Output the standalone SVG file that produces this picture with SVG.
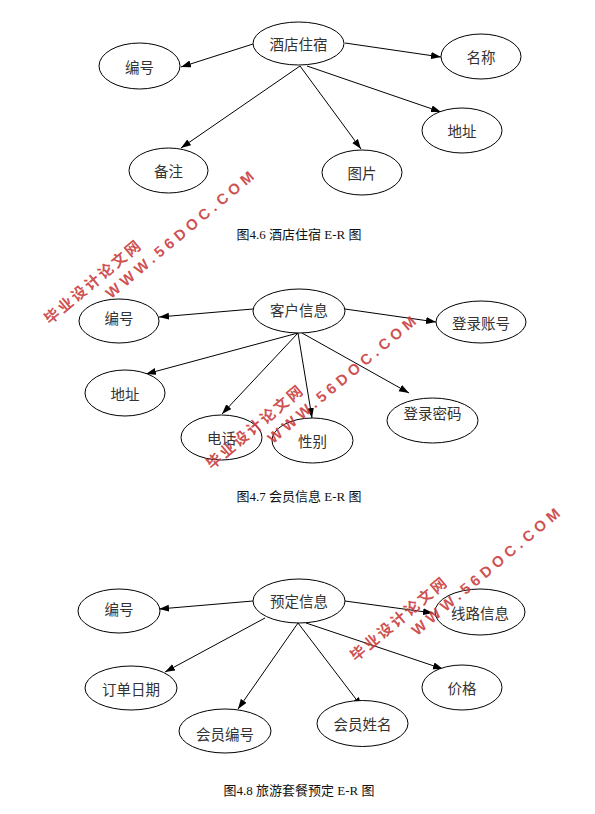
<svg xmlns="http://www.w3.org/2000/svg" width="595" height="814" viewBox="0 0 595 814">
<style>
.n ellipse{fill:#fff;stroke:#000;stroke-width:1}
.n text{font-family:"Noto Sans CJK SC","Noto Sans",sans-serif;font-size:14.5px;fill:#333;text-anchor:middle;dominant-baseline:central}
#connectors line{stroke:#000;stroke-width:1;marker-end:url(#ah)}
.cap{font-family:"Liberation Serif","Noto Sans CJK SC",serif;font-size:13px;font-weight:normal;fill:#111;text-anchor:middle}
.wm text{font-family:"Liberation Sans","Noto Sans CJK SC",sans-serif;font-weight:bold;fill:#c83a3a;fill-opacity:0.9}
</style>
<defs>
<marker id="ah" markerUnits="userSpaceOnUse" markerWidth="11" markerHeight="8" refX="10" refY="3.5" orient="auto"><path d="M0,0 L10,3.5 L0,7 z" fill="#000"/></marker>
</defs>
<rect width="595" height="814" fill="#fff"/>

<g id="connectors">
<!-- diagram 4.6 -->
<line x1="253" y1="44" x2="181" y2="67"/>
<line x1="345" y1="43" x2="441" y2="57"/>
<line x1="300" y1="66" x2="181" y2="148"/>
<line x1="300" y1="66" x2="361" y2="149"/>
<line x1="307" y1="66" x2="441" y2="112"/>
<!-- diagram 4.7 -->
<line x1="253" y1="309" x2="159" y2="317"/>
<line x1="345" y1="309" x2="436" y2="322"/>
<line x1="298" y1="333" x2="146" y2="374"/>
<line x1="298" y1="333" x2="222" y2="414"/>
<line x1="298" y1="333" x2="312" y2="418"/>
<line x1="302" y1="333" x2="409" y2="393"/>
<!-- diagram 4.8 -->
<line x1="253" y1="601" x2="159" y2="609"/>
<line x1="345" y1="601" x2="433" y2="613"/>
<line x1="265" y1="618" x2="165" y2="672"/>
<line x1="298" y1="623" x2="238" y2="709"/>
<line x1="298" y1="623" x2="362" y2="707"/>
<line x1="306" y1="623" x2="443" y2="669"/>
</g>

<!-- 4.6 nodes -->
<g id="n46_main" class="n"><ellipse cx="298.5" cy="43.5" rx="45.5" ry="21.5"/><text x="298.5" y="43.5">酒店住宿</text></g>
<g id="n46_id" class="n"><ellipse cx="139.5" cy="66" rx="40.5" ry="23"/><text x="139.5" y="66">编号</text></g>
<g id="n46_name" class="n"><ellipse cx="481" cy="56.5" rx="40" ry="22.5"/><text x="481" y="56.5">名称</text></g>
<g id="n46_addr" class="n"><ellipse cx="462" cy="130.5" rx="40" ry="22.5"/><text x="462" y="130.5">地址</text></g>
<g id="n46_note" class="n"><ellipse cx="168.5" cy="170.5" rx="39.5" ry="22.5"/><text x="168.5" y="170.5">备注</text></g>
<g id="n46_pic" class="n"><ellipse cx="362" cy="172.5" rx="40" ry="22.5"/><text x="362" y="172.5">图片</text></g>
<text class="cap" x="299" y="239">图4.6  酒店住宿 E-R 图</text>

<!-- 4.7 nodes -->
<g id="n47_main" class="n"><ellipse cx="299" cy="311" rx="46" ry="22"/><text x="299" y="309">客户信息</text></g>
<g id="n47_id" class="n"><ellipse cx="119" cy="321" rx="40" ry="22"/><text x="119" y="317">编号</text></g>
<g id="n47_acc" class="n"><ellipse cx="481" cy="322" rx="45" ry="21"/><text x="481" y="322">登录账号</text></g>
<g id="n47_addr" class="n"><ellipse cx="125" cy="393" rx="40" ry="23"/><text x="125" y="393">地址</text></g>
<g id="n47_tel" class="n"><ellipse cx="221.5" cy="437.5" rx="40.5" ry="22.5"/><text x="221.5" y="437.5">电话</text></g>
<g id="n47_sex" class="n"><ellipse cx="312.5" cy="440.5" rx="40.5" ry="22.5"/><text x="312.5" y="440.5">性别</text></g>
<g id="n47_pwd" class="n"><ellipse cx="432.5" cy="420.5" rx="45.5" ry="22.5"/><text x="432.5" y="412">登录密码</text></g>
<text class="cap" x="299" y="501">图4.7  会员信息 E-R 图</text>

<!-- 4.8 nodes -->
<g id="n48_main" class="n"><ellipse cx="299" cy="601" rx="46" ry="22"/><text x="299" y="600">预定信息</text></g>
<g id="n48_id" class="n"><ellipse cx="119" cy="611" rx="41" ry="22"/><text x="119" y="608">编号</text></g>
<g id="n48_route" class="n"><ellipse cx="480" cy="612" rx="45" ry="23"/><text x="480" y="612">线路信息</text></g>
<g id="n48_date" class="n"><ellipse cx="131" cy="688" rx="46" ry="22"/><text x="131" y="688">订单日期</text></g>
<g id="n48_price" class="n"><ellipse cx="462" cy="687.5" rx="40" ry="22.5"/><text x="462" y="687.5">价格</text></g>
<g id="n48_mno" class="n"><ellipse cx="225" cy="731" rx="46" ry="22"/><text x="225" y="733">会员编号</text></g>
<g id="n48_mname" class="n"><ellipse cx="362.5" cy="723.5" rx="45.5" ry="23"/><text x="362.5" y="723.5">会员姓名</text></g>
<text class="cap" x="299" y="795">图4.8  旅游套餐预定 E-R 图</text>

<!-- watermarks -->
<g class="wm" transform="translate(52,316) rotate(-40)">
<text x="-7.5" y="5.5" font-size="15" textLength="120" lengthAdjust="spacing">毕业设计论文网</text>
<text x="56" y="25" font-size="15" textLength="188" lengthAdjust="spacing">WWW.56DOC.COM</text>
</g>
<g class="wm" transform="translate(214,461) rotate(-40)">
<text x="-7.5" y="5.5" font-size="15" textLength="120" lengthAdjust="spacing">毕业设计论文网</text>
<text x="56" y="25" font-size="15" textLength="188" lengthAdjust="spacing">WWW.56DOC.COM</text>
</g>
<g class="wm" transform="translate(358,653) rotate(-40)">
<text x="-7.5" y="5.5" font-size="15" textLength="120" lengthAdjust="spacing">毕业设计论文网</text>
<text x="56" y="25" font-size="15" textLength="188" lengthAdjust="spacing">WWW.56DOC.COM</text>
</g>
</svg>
────────────────────────────────────────
▶ _Description of the task_: Transcribe the full listing above exactly, with the images removed.

▶ _Problem solution_:
Output the standalone SVG file that produces this picture with SVG.
<svg xmlns="http://www.w3.org/2000/svg" width="595" height="814" viewBox="0 0 595 814">
<style>
.n ellipse{fill:#fff;stroke:#000;stroke-width:1}
.n text{font-family:"Noto Sans CJK SC","Noto Sans",sans-serif;font-size:14.5px;fill:#333;text-anchor:middle;dominant-baseline:central}
#connectors line{stroke:#000;stroke-width:1;marker-end:url(#ah)}
.cap{font-family:"Liberation Serif","Noto Sans CJK SC",serif;font-size:13px;font-weight:normal;fill:#111;text-anchor:middle}
.wm text{font-family:"Liberation Sans","Noto Sans CJK SC",sans-serif;font-weight:bold;fill:#c83a3a;fill-opacity:0.9}
</style>
<defs>
<marker id="ah" markerUnits="userSpaceOnUse" markerWidth="11" markerHeight="8" refX="10" refY="3.5" orient="auto"><path d="M0,0 L10,3.5 L0,7 z" fill="#000"/></marker>
</defs>
<rect width="595" height="814" fill="#fff"/>

<g id="connectors">
<!-- diagram 4.6 -->
<line x1="253" y1="44" x2="181" y2="67"/>
<line x1="345" y1="43" x2="441" y2="57"/>
<line x1="300" y1="66" x2="181" y2="148"/>
<line x1="300" y1="66" x2="361" y2="149"/>
<line x1="307" y1="66" x2="441" y2="112"/>
<!-- diagram 4.7 -->
<line x1="253" y1="309" x2="159" y2="317"/>
<line x1="345" y1="309" x2="436" y2="322"/>
<line x1="298" y1="333" x2="146" y2="374"/>
<line x1="298" y1="333" x2="222" y2="414"/>
<line x1="298" y1="333" x2="312" y2="418"/>
<line x1="302" y1="333" x2="409" y2="393"/>
<!-- diagram 4.8 -->
<line x1="253" y1="601" x2="159" y2="609"/>
<line x1="345" y1="601" x2="433" y2="613"/>
<line x1="265" y1="618" x2="165" y2="672"/>
<line x1="298" y1="623" x2="238" y2="709"/>
<line x1="298" y1="623" x2="362" y2="707"/>
<line x1="306" y1="623" x2="443" y2="669"/>
</g>

<!-- 4.6 nodes -->
<g id="n46_main" class="n"><ellipse cx="298.5" cy="43.5" rx="45.5" ry="21.5"/><text x="298.5" y="43.5">酒店住宿</text></g>
<g id="n46_id" class="n"><ellipse cx="139.5" cy="66" rx="40.5" ry="23"/><text x="139.5" y="66">编号</text></g>
<g id="n46_name" class="n"><ellipse cx="481" cy="56.5" rx="40" ry="22.5"/><text x="481" y="56.5">名称</text></g>
<g id="n46_addr" class="n"><ellipse cx="462" cy="130.5" rx="40" ry="22.5"/><text x="462" y="130.5">地址</text></g>
<g id="n46_note" class="n"><ellipse cx="168.5" cy="170.5" rx="39.5" ry="22.5"/><text x="168.5" y="170.5">备注</text></g>
<g id="n46_pic" class="n"><ellipse cx="362" cy="172.5" rx="40" ry="22.5"/><text x="362" y="172.5">图片</text></g>
<text class="cap" x="299" y="239">图4.6  酒店住宿 E-R 图</text>

<!-- 4.7 nodes -->
<g id="n47_main" class="n"><ellipse cx="299" cy="311" rx="46" ry="22"/><text x="299" y="309">客户信息</text></g>
<g id="n47_id" class="n"><ellipse cx="119" cy="321" rx="40" ry="22"/><text x="119" y="317">编号</text></g>
<g id="n47_acc" class="n"><ellipse cx="481" cy="322" rx="45" ry="21"/><text x="481" y="322">登录账号</text></g>
<g id="n47_addr" class="n"><ellipse cx="125" cy="393" rx="40" ry="23"/><text x="125" y="393">地址</text></g>
<g id="n47_tel" class="n"><ellipse cx="221.5" cy="437.5" rx="40.5" ry="22.5"/><text x="221.5" y="437.5">电话</text></g>
<g id="n47_sex" class="n"><ellipse cx="312.5" cy="440.5" rx="40.5" ry="22.5"/><text x="312.5" y="440.5">性别</text></g>
<g id="n47_pwd" class="n"><ellipse cx="432.5" cy="420.5" rx="45.5" ry="22.5"/><text x="432.5" y="412">登录密码</text></g>
<text class="cap" x="299" y="501">图4.7  会员信息 E-R 图</text>

<!-- 4.8 nodes -->
<g id="n48_main" class="n"><ellipse cx="299" cy="601" rx="46" ry="22"/><text x="299" y="600">预定信息</text></g>
<g id="n48_id" class="n"><ellipse cx="119" cy="611" rx="41" ry="22"/><text x="119" y="608">编号</text></g>
<g id="n48_route" class="n"><ellipse cx="480" cy="612" rx="45" ry="23"/><text x="480" y="612">线路信息</text></g>
<g id="n48_date" class="n"><ellipse cx="131" cy="688" rx="46" ry="22"/><text x="131" y="688">订单日期</text></g>
<g id="n48_price" class="n"><ellipse cx="462" cy="687.5" rx="40" ry="22.5"/><text x="462" y="687.5">价格</text></g>
<g id="n48_mno" class="n"><ellipse cx="225" cy="731" rx="46" ry="22"/><text x="225" y="733">会员编号</text></g>
<g id="n48_mname" class="n"><ellipse cx="362.5" cy="723.5" rx="45.5" ry="23"/><text x="362.5" y="723.5">会员姓名</text></g>
<text class="cap" x="299" y="795">图4.8  旅游套餐预定 E-R 图</text>

<!-- watermarks -->
<g class="wm" transform="translate(52,316) rotate(-40)">
<text x="-7.5" y="5.5" font-size="15" textLength="120" lengthAdjust="spacing">毕业设计论文网</text>
<text x="56" y="25" font-size="15" textLength="188" lengthAdjust="spacing">WWW.56DOC.COM</text>
</g>
<g class="wm" transform="translate(214,461) rotate(-40)">
<text x="-7.5" y="5.5" font-size="15" textLength="120" lengthAdjust="spacing">毕业设计论文网</text>
<text x="56" y="25" font-size="15" textLength="188" lengthAdjust="spacing">WWW.56DOC.COM</text>
</g>
<g class="wm" transform="translate(358,653) rotate(-40)">
<text x="-7.5" y="5.5" font-size="15" textLength="120" lengthAdjust="spacing">毕业设计论文网</text>
<text x="56" y="25" font-size="15" textLength="188" lengthAdjust="spacing">WWW.56DOC.COM</text>
</g>
</svg>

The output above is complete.